There is history here. The past few years have not always been easy, but our beloved son found his way back home, his way, not ours, but, still. Home. Each of us needs to find our own way. We certainly did – Jamie and I – and our children are following suit. They will do what they will do. And we will do what we will do, and hope that what we all do – eventually - we all do together. Love can take a beating. Love will take a beating. True dat. A dear friend used to say, “It’ a good life if you don’t weaken.” Why else am I here if not to feel these things?
So, now that I approach 78 as I once approached 48, what have I learned? Have I learned patience? No, but I believe I’ve learned more patience. I’m shocked to discover how dumb I have been and can be, so certain of things and yet astonished by the multitude of mistakes that litter my path from back then to right now! However, I am still trying to rectify what I can and will until I can’t. I think I always knew life was chaotic, unpredictable, largely out of my control. Husbanding a marriage, raising a family while negotiating a demanding career that managed to tank after both children were already on board not-so-simply reinforced that.
OK. Here it is.
When Jamie and I decided to adopt we availed ourselves of an adoption counselor to help guide us to the right decision. I can’t remember her name, but I will never forget this woman: six feet tall, very plain, baggy clothes, humorless, wise, legally blind. An ancient seer. She was the court appointed social worker assigned to visit the homes of prospective parents. We went to her plain, cluttered office in a non-descript house in a non-descript development in a non-descript corner of Long Island. Somewhere. Could never find it again. Hundreds perhaps a thousand photos of children covered her walls. When she left the room for a minute, Jamie said, “Look at those pictures, Stephen. They’re all so beautiful.” The counselor returned to the room and said, “Look again. They are all not so beautiful. But you must be prepared to say, ‘I will love this child forever.’ ” I cannot write these words without tears. We made that decision, and, once made, there were no more decisions – tactics, yes, of course, but not decisions.

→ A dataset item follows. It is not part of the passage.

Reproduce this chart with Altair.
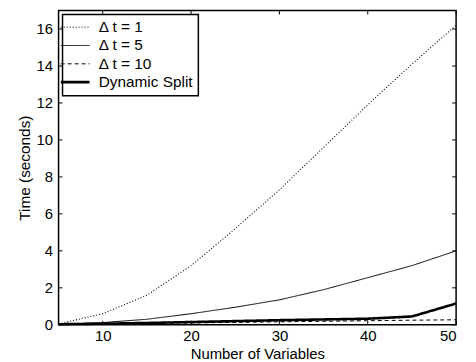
import altair as alt
import pandas as pd

n_vars = [5, 10, 15, 20, 25, 30, 35, 40, 45, 50]
dt1 = [0.05, 0.6, 1.6, 3.2, 5.2, 7.3, 9.6, 11.9, 14.1, 16.2]
dt5 = [0.02, 0.12, 0.3, 0.6, 0.95, 1.35, 1.9, 2.55, 3.2, 4.0]
dt10 = [0.02, 0.04, 0.07, 0.1, 0.13, 0.16, 0.19, 0.22, 0.25, 0.27]
dyn = [0.03, 0.06, 0.1, 0.15, 0.2, 0.25, 0.29, 0.33, 0.45, 1.15]

series_names = ["\u0394 t = 1", "\u0394 t = 5", "\u0394 t = 10", "Dynamic Split"]
series_vals = [dt1, dt5, dt10, dyn]
dashes = [[1, 2], [1, 0], [4, 3], [1, 0]]
widths = [1.1, 1, 1, 2.6]

x_ticks = [10, 20, 30, 40, 50]
y_ticks = [0, 2, 4, 6, 8, 10, 12, 14, 16]

rows = []
for name, vals, w in zip(series_names, series_vals, widths):
    for x, y in zip(n_vars, vals):
        rows.append({"n": x, "t": y, "series": name, "w": w})
df = pd.DataFrame(rows)

W, H = 401, 317
FONT = "Liberation Sans"

xs = alt.Scale(domain=[5, 50], nice=False, zero=False)
ys = alt.Scale(domain=[0, 17], nice=False)

x_axis = alt.Axis(values=x_ticks, ticks=False, grid=False, domain=False,
                  labelFontSize=15, labelPadding=4, titleFontSize=15,
                  titlePadding=3, labelColor="black", titleColor="black",
                  titleFontWeight="normal", labelFont=FONT, titleFont=FONT,
                  labelOverlap=False, title="Number of Variables")
y_axis = alt.Axis(values=y_ticks, ticks=False, grid=False, domain=False,
                  labelFontSize=15, labelPadding=6, titleFontSize=15.5,
                  titlePadding=4, labelColor="black", titleColor="black",
                  titleFontWeight="normal", labelFont=FONT, titleFont=FONT,
                  labelOverlap=False, title="Time (seconds)")

lines = alt.Chart(df).mark_line(color="black").encode(
    x=alt.X("n:Q", scale=xs, axis=x_axis, title="Number of Variables"),
    y=alt.Y("t:Q", scale=ys, axis=y_axis, title="Time (seconds)"),
    strokeDash=alt.StrokeDash("series:N",
                              scale=alt.Scale(domain=series_names, range=dashes),
                              legend=alt.Legend(
                                  title=None,
                                  symbolStrokeWidth=alt.ExprRef(
                                      expr="datum.value === 'Dynamic Split' ? 2.6 : 1"))),
    strokeWidth=alt.StrokeWidth("w:Q", scale=None, legend=None),
    detail="series:N",
)

xt = pd.DataFrame({"v": x_ticks})
yt = pd.DataFrame({"v": y_ticks})

xt_bot = alt.Chart(xt).mark_rule(color="black", strokeWidth=1).encode(
    x=alt.X("v:Q", scale=xs, axis=x_axis, title="Number of Variables"),
    y=alt.value(H), y2=alt.value(H - 4))
xt_top = alt.Chart(xt).mark_rule(color="black", strokeWidth=1).encode(
    x=alt.X("v:Q", scale=xs, axis=x_axis, title="Number of Variables"),
    y=alt.value(0), y2=alt.value(4))
yt_left = alt.Chart(yt).mark_rule(color="black", strokeWidth=1).encode(
    y=alt.Y("v:Q", scale=ys, axis=y_axis, title="Time (seconds)"),
    x=alt.value(0), x2=alt.value(4))
yt_right = alt.Chart(yt).mark_rule(color="black", strokeWidth=1).encode(
    y=alt.Y("v:Q", scale=ys, axis=y_axis, title="Time (seconds)"),
    x=alt.value(W), x2=alt.value(W - 4))

chart = alt.layer(lines, xt_bot, xt_top, yt_left, yt_right).properties(
    width=W, height=H,
    autosize=alt.AutoSizeParams(type="none"),
    padding={"left": 51, "top": 1, "right": 12, "bottom": 40},
).configure_view(
    stroke="black", strokeWidth=1.5
).configure_legend(
    orient="top-left", offset=4, strokeColor="black", fillColor="white",
    padding=5, symbolType="stroke", symbolSize=841, symbolStrokeColor="black",
    labelFontSize=15.5, labelFont=FONT, labelColor="black", labelOffset=16,
    rowPadding=1.5, cornerRadius=0, strokeWidth=1.5, labelLimit=250
)

chart.save("out.html", embed_options={"renderer": "svg", "actions": False})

Is there anything new to what I am about to say? Has anyone in this world ever had an ugly grandchild? He is a perfect little creature, as perfect as any since my own two little creatures. He is “hoovering” now, what I call taking in everything and everyone all around the room even if he doesn’t know who or what it is. He seems to be ‘saying’, “Bring it on. I am here.” And he’s beginning to look at me like he knows me, seems to listen to my stories – a whole new audience for all of my malarkey! I’m dusting off stuff for this kid from years ago! Is there anything on earth like an infant’s searching your face to figure out who you are? Is there anything on earth like watching your partner of a lifetime soothing another baby in her arms? Like being in a home with snow outside and a fire blazing, my partner’s smile, my children there, and now?